La société MJA, prise en la personne de Maître [J] [Z] n’a pas constitué avocat. Par acte d’huissier de justice délivré le 21 mai 2021, la déclaration d’appel lui a été signifiée par remise à tiers présent à domicile. Par acte d’huissier de justice délivré le 23 décembre 2021, les conclusions de l’appelant lui ont été signifiées par remise à tiers présent à domicile.
La clôture de l’instruction a été prononcée le 21 avril 2022.
Conformément à l’article 455 du code de procédure civile, pour plus ample exposé des faits, de la procédure et des moyens soutenus par les parties, la cour se réfère à leurs écritures et à la décision déférée.
Le présent arrêt, rendu en présence de plusieurs intimés cités pour le même objet, dont celui qui ne comparaît pas – la société MJA – prise en la personne de Maître [J] [Z], a été cité à tiers présent à domicile, sera rendu par défaut en application des dispositions de l’article 474, alinéa 2, du code de procédure civile.
MOTIFS DE LA DÉCISION
Sur la recevabilité des demandes
* sur la recevabilité de la demande des époux [C] à l’égard de la société Artys Confort
A titre liminaire, il sera juste rappelé que l’action de M. et Mme [C] tend uniquement à l’annulation d’un contrat, en sorte qu’elle est recevable et n’entre pas sous le coup de l’article L. 622-21 du code de commerce, sans qu’il y ait lieu de suivre plus amplement le développement de M. et Mme [C] sur ce point, la banque ne soulevant pas ce moyen.

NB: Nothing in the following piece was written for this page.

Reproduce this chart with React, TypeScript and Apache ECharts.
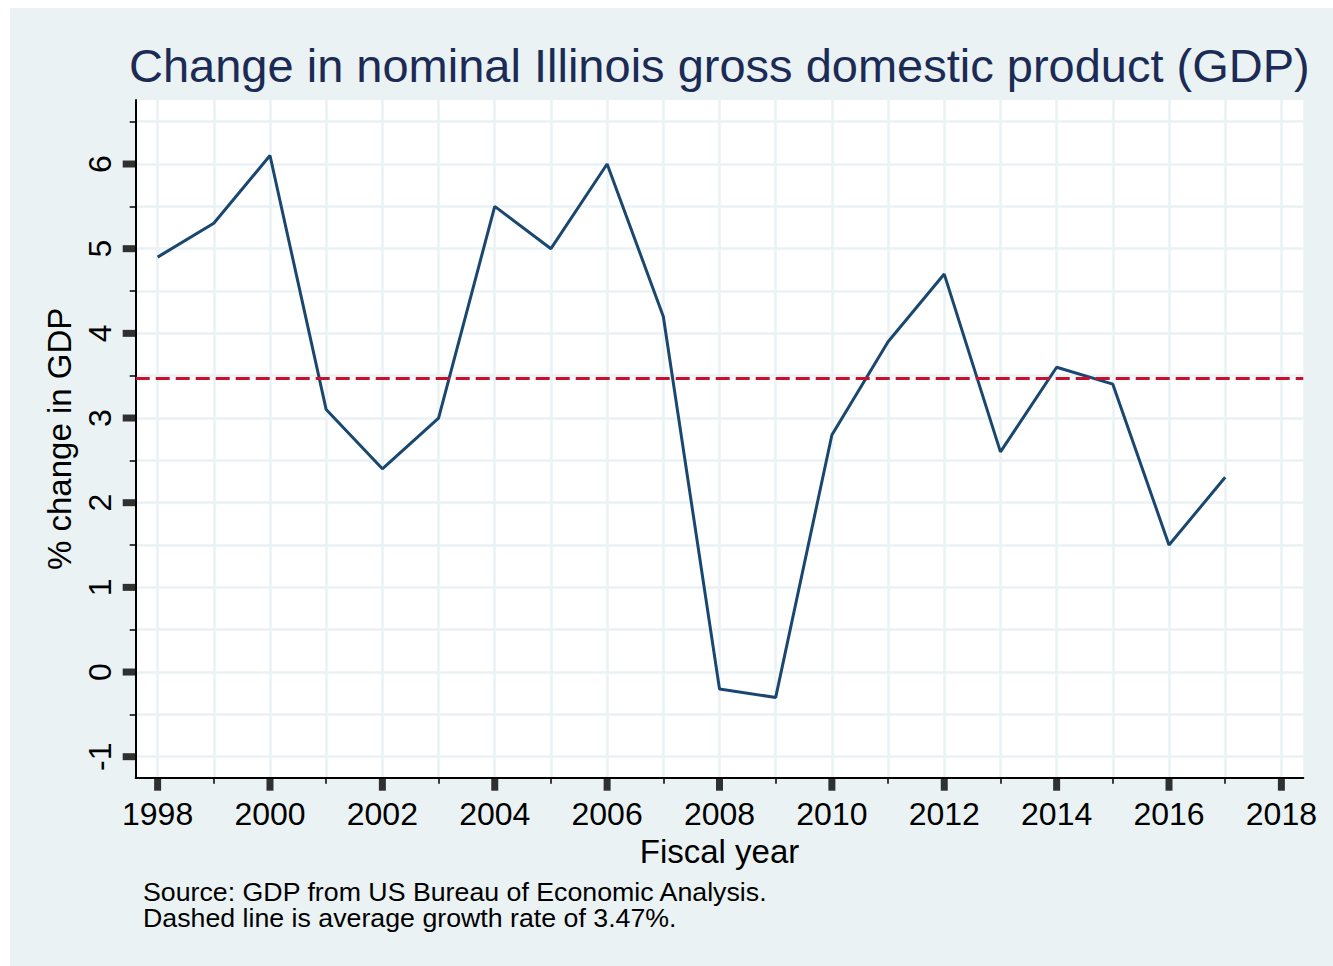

* sur la recevabilité de la demande de la BNP Paribas Personal Finance
M. et Mme [C] soutiennent que la demande de la banque qui soulève l’irrecevabilité de leurs demandes en raison de l’existence d’un accord transactionnel serait irrecevable au motif que cette argumentation n’ayant jamais été soulevée en première instance, elle est irrecevable en cause d’appel comme étant nouvelle.
La banque soutient qu’il s’agit là seulement d’un moyen nouveau qu’il n’y a pas lieu d’écarter.
Sur ce,
L’article 564 du code de procédure civile prévoit que « A peine d’irrecevabilité relevée d’office, les parties ne peuvent soumettre à la cour de nouvelles prétentions si ce n’est pour opposer compensation, faire écarter les prétentions adverses ou faire juger les questions nées de l’intervention d’un tiers, ou de la survenance ou de la révélation d’un fait ».
En l’espèce, il convient d’écarter la prétention des époux [C] qui soutiennent que la BNP Paribas Personal Finance ne pourrait invoquer le protocole d’accord en cause d’appel qui serait une prétention nouvelle. En effet, une telle demande ne peut être considérée comme nouvelle alors qu’elle tend seulement à faire écarter les prétentions adverses.
* sur la recevabilité de la demande des époux [C] à l’égard de la société BNP Paribas Personal Finance
La banque soutient que les emprunteurs ont régularisé les 21 août 2014 et 28 mars 2015 un accord transactionnel, que cette transaction a autorité de chose jugée en application de l’article 2052 ancien du code civil et que partant, l’action des époux [C] est irrecevable eu égard à l’autorité de chose jugée.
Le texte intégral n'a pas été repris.